A Mother's Notes from the Passenger Seat


teaching a teen to drive a mother's thoughts
Not my son driving, but doing something else he loves, shooting clay targets.

We’re teaching my son to drive, and we welcome all your prayers.


Seriously, if you’ve ever taught a kid to drive you know we aren’t kidding. It’s not so much about being fearful for our lives, but the stress of moving from the driver’s seat to the passenger seat. It’s a literal move, yes, but it’s also figurative.


This morning as I ironed my son’s clothes for church I told my husband I need to have our son iron his clothes himself on Saturday night. It’s not that he won’t or can’t, it’s that I’m so used to doing it for him I do it without thinking. We’re preparing for launch now. The date isn’t so close that we’re out of time, but it’s not so far away that we can just not think about it.


In almost every phase of his life, we’re moving from the driver’s seat to the passenger’s seat.


His physical driving has improved over the last few weeks of lessons. He can stop without throwing me through the windshield, so that’s progress. Parking is a different story though. When we walked into the house after today’s lesson he told me maybe his dad should teach him to park.


One point for him.


To be fair, I’m not the best at pulling into parking spaces straight the first time. I know that about myself. I also can judge which spaces allow me the room I need to get it right. That comes with practice. And practice means a lot of backing up and trying again.

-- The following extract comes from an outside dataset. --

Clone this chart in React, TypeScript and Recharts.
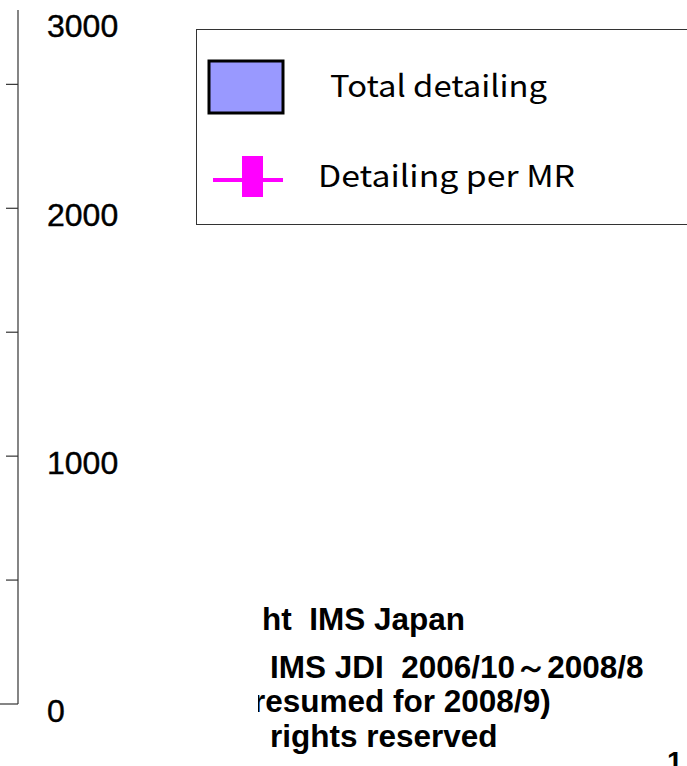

He did say I was good at teaching him to drive forward and make turns, so that’s something right? I didn’t remind him of the sacrifices I’ve made for him. How my body will not ever be the same. How many late nights I spent with him when he was sick. How I got up early yesterday -- on a Saturday -- to drive half an hour and sit in the cold while he practiced shooting shotguns. Those are the typical mom reminders, except maybe the shotgun thing, but most moms have something comparable.


Truth? I wouldn’t change a bit of it. If I could turn back the clock and have my twenty-seven-year-old body and recoup all the sleep I’ve lost, but it would mean not having him in my life. I wouldn’t even consider it. Not for a millisecond.


So I’m moving to the passenger seat. I’m transitioning from coach to counselor. I’m guiding, but not forcing my choices on him (unless of course his choices are unsafe, I have limits). Outside of driving we’re also considering classes for his second year of high school. We’re looking at graduation requirements and college entrance requirements and soon the ACT.


A friend with little kids said she couldn’t wait to reach this age. I get it. Littles are hard and exhausting. We are at least mostly well-rested these days. And thank goodness for that. I can’t imagine making these decisions without the blessing of a good night's sleep. But the teen years are hard too.


What nobody tells you until you’re nearly through it is the years of 8-12 are the golden years. Your kids still love you but they sleep through the night. They aren’t driving and staying out late, but they can fix their own breakfast on Saturday morning. They aren’t embarrassed to be seen with you but don’t expect or need your constant attention. The years after all the neediness but before the middle school moodiness really are the best.


Alas, though, those years don’t last forever. None of the stages of childhood or parenting do. Maybe that’s what scares me about the passenger seat. Eventually, I’ll move from here too.